### INSTRUCTIONS TO FOLLOW
Your task is to locate every line holding the string "chart" and to copy each of them.

### PROVIDED DATA
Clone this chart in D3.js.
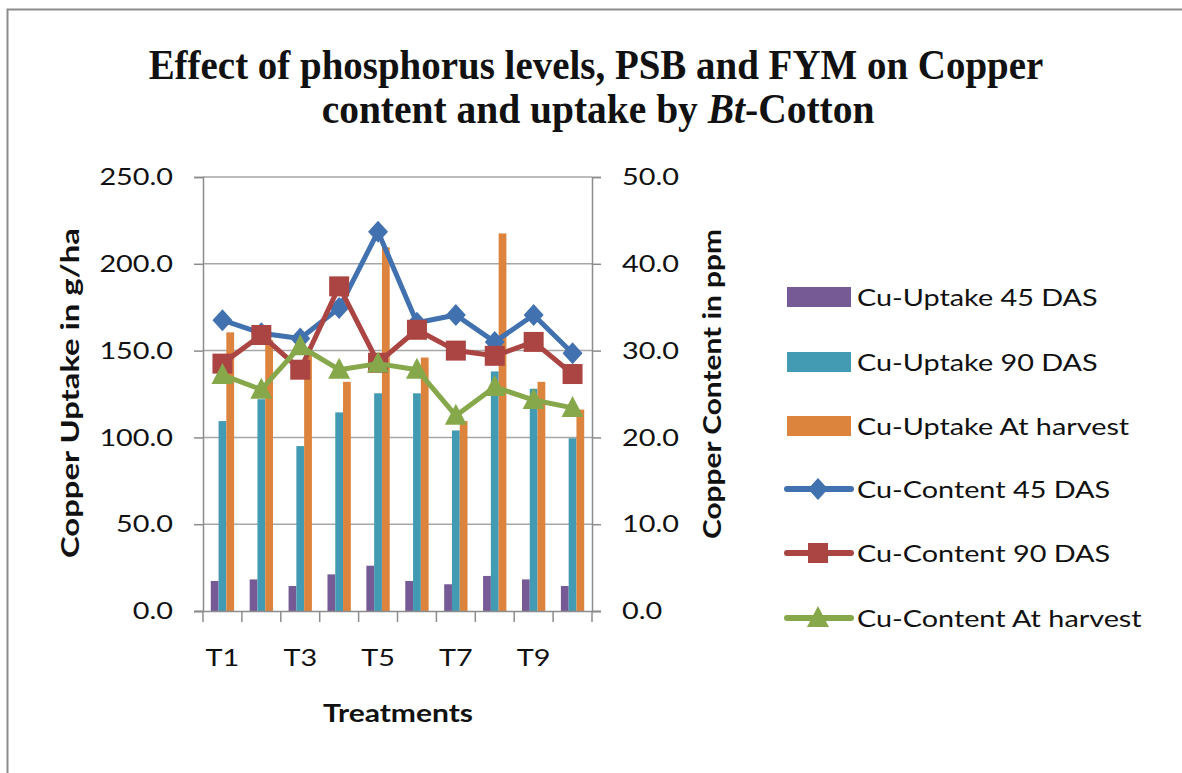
<!DOCTYPE html>
<html>
<head>
<meta charset="utf-8">
<script src="https://cdn.jsdelivr.net/npm/d3@7"></script>
<style>
  body { margin: 0; background: #fff; }
  text { font-family: Lato, "Open Sans", sans-serif; fill: #111; }
</style>
</head>
<body>
<div class="chart-box"></div>
<script>
var treatments = ["T1", "T2", "T3", "T4", "T5", "T6", "T7", "T8", "T9", "T10"];
var uptake45 = [17.3, 18.2, 14.4, 21.1, 26.1, 17.3, 15.4, 20.2, 18.2, 14.4];
var uptake90 = [109.4, 122, 95, 114.4, 125.4, 125.4, 104, 138, 128, 99.5];
var uptakeHarvest = [160.5, 156, 150, 132, 209.5, 146, 109.4, 217.5, 132, 116];
var content45 = [33.5, 32.0, 31.4, 34.9, 43.7, 33.2, 34.1, 31.0, 34.1, 29.7];
var content90 = [28.5, 31.8, 27.8, 37.4, 28.6, 32.4, 30.0, 29.4, 31.0, 27.3];
var contentHarvest = [27.2, 25.5, 30.5, 27.8, 28.5, 27.8, 22.5, 25.8, 24.3, 23.4];
var leftTicks = [0, 50, 100, 150, 200, 250];
var rightTicks = [0, 10, 20, 30, 40, 50];

var barSeries = [
  {name: "Cu-Uptake 45 DAS", values: uptake45, color: "#755A95"},
  {name: "Cu-Uptake 90 DAS", values: uptake90, color: "#439AB3"},
  {name: "Cu-Uptake At harvest", values: uptakeHarvest, color: "#DC843E"}
];
var lineSeries = [
  {name: "Cu-Content 45 DAS", values: content45, color: "#4271B0", marker: "diamond"},
  {name: "Cu-Content 90 DAS", values: content90, color: "#AA4543", marker: "square"},
  {name: "Cu-Content At harvest", values: contentHarvest, color: "#86A84A", marker: "triangle"}
];

var W = 1182, H = 773;
var plot = {left: 203, right: 592, top: 177, bottom: 611};
var stretch = 1.2;  // the picture's sans text is wide, widen ours to match

function widen(sel) {
  sel.each(function() {
    var w = this.getComputedTextLength();
    d3.select(this).attr("textLength", w * stretch).attr("lengthAdjust", "spacingAndGlyphs");
  });
}

var svg = d3.select(".chart-box").append("svg")
    .attr("width", W)
    .attr("height", H);

// outer chart frame
svg.append("rect")
    .attr("x", 7.5).attr("y", 9.5)
    .attr("width", W + 10).attr("height", H + 10)
    .attr("fill", "none").attr("stroke", "#8c8c8c").attr("stroke-width", 2);

// title: condensed serif, squeezed with a horizontal scale
function titleLine(cx, cy, width, build) {
  var g = svg.append("g");
  var t = g.append("text")
      .attr("x", 0).attr("y", 0)
      .attr("text-anchor", "middle")
      .style("font-family", "'Liberation Serif', serif")
      .attr("font-weight", "bold").attr("font-size", 43);
  build(t);
  var w = t.node().getComputedTextLength();
  g.attr("transform", "translate(" + cx + "," + cy + ") scale(" + (width / w) + ",1)");
}
titleLine(596, 79, 895, function(t) {
  t.text("Effect of phosphorus levels, PSB and FYM on Copper");
});
titleLine(598, 123, 553, function(t) {
  t.append("tspan").text("content and uptake by ");
  t.append("tspan").attr("font-style", "italic").text("Bt");
  t.append("tspan").text("-Cotton");
});

var x = d3.scaleBand()
    .domain(treatments)
    .range([plot.left, plot.right])
    .padding(0);
var unit = x.bandwidth() / 5;
var xInner = d3.scaleBand()
    .domain(barSeries.map(function(d) { return d.name; }))
    .range([unit, unit * 4]);

var yLeft = d3.scaleLinear().domain([0, 250]).range([plot.bottom, plot.top]);
var yRight = d3.scaleLinear().domain([0, 50]).range([plot.bottom, plot.top]);

// gridlines
svg.append("g")
  .selectAll("line")
  .data(leftTicks.slice(1))
  .enter().append("line")
    .attr("x1", plot.left).attr("x2", plot.right)
    .attr("y1", function(d) { return yLeft(d); })
    .attr("y2", function(d) { return yLeft(d); })
    .attr("stroke", "#a6a6a6").attr("stroke-width", 1.5);

// bars
barSeries.forEach(function(s) {
  svg.append("g")
    .selectAll("rect")
    .data(s.values)
    .enter().append("rect")
      .attr("x", function(d, i) { return x(treatments[i]) + xInner(s.name); })
      .attr("width", xInner.bandwidth())
      .attr("y", function(d) { return yLeft(d); })
      .attr("height", function(d) { return plot.bottom - yLeft(d); })
      .attr("fill", s.color);
});

// axes
var leftAxis = svg.append("g")
    .attr("transform", "translate(" + plot.left + ",0)")
    .call(d3.axisLeft(yLeft).tickValues(leftTicks).tickFormat(d3.format(".1f")).tickSize(9).tickPadding(21));
var rightAxis = svg.append("g")
    .attr("transform", "translate(" + plot.right + ",0)")
    .call(d3.axisRight(yRight).tickValues(rightTicks).tickFormat(d3.format(".1f")).tickSize(9).tickPadding(21));
var bottomAxis = svg.append("g")
    .attr("transform", "translate(0," + plot.bottom + ")")
    .call(d3.axisBottom(x)
      .tickFormat(function(d, i) { return i % 2 === 0 ? d : ""; })
      .tickSize(0).tickPadding(38));

[leftAxis, rightAxis, bottomAxis].forEach(function(a) {
  a.selectAll("path.domain").attr("stroke", "#8c8c8c").attr("stroke-width", 1.5);
  a.selectAll(".tick line").attr("stroke", "#8c8c8c").attr("stroke-width", 1.5);
  a.selectAll("text")
    .style("font-family", "Lato, 'Open Sans', sans-serif")
    .attr("font-size", 24).attr("fill", "#111")
    .call(widen);
});
bottomAxis.select("path.domain").attr("d", "M" + (plot.left - 9) + ",0.5H" + (plot.right + 9));

// category boundary ticks on x axis
svg.append("g")
  .selectAll("line")
  .data(treatments.concat(["end"]))
  .enter().append("line")
    .attr("x1", function(d, i) { return plot.left + i * x.bandwidth(); })
    .attr("x2", function(d, i) { return plot.left + i * x.bandwidth(); })
    .attr("y1", plot.bottom).attr("y2", plot.bottom + 11)
    .attr("stroke", "#8c8c8c").attr("stroke-width", 1.5);

// lines with markers
var markerPath = {
  diamond: "M0,-11L10,0L0,11L-10,0Z",
  square: "M-10,-10H10V10H-10Z",
  triangle: "M0,-12L11,9H-11Z"
};
lineSeries.forEach(function(s) {
  var line = d3.line()
      .x(function(d, i) { return x(treatments[i]) + x.bandwidth() / 2; })
      .y(function(d) { return yRight(d); });
  var g = svg.append("g");
  g.append("path")
      .datum(s.values)
      .attr("d", line)
      .attr("fill", "none")
      .attr("stroke", s.color)
      .attr("stroke-width", 5)
      .attr("stroke-linejoin", "round");
  g.selectAll("path.mk")
    .data(s.values)
    .enter().append("path")
      .attr("class", "mk")
      .attr("d", markerPath[s.marker])
      .attr("transform", function(d, i) {
        return "translate(" + (x(treatments[i]) + x.bandwidth() / 2) + "," + yRight(d) + ")";
      })
      .attr("fill", s.color);
});

// axis titles
svg.append("text")
    .attr("transform", "translate(79,393) rotate(-90)")
    .attr("text-anchor", "middle")
    .attr("font-weight", "bold").attr("font-size", 25)
    .attr("textLength", 330).attr("lengthAdjust", "spacingAndGlyphs")
    .text("Copper Uptake in g/ha");
svg.append("text")
    .attr("transform", "translate(721,384) rotate(-90)")
    .attr("text-anchor", "middle")
    .attr("font-weight", "bold").attr("font-size", 25)
    .attr("textLength", 310).attr("lengthAdjust", "spacingAndGlyphs")
    .text("Copper Content in ppm");
svg.append("text")
    .attr("x", 398).attr("y", 722)
    .attr("text-anchor", "middle")
    .attr("font-weight", "bold").attr("font-size", 25)
    .text("Treatments")
    .call(widen);

// legend
var legendY = [297, 362, 426, 489, 553, 618];
var legend = svg.append("g");
barSeries.forEach(function(s, i) {
  legend.append("rect")
      .attr("x", 787).attr("y", legendY[i] - 10)
      .attr("width", 64).attr("height", 20)
      .attr("fill", s.color);
  legend.append("text")
      .attr("x", 857).attr("y", legendY[i] + 9)
      .attr("font-size", 24)
      .text(s.name)
      .call(widen);
});
lineSeries.forEach(function(s, j) {
  var cy = legendY[j + 3];
  legend.append("line")
      .attr("x1", 787).attr("x2", 851)
      .attr("y1", cy).attr("y2", cy)
      .attr("stroke", s.color).attr("stroke-width", 6)
      .attr("stroke-linecap", "round");
  legend.append("path")
      .attr("d", markerPath[s.marker])
      .attr("transform", "translate(818," + cy + ")")
      .attr("fill", s.color);
  legend.append("text")
      .attr("x", 857).attr("y", cy + 9)
      .attr("font-size", 24)
      .text(s.name)
      .call(widen);
});
</script>
</body>
</html>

### CORRECT RESULT
Clone this chart in D3.js.
<div class="chart-box"></div>
var svg = d3.select(".chart-box").append("svg")
// outer chart frame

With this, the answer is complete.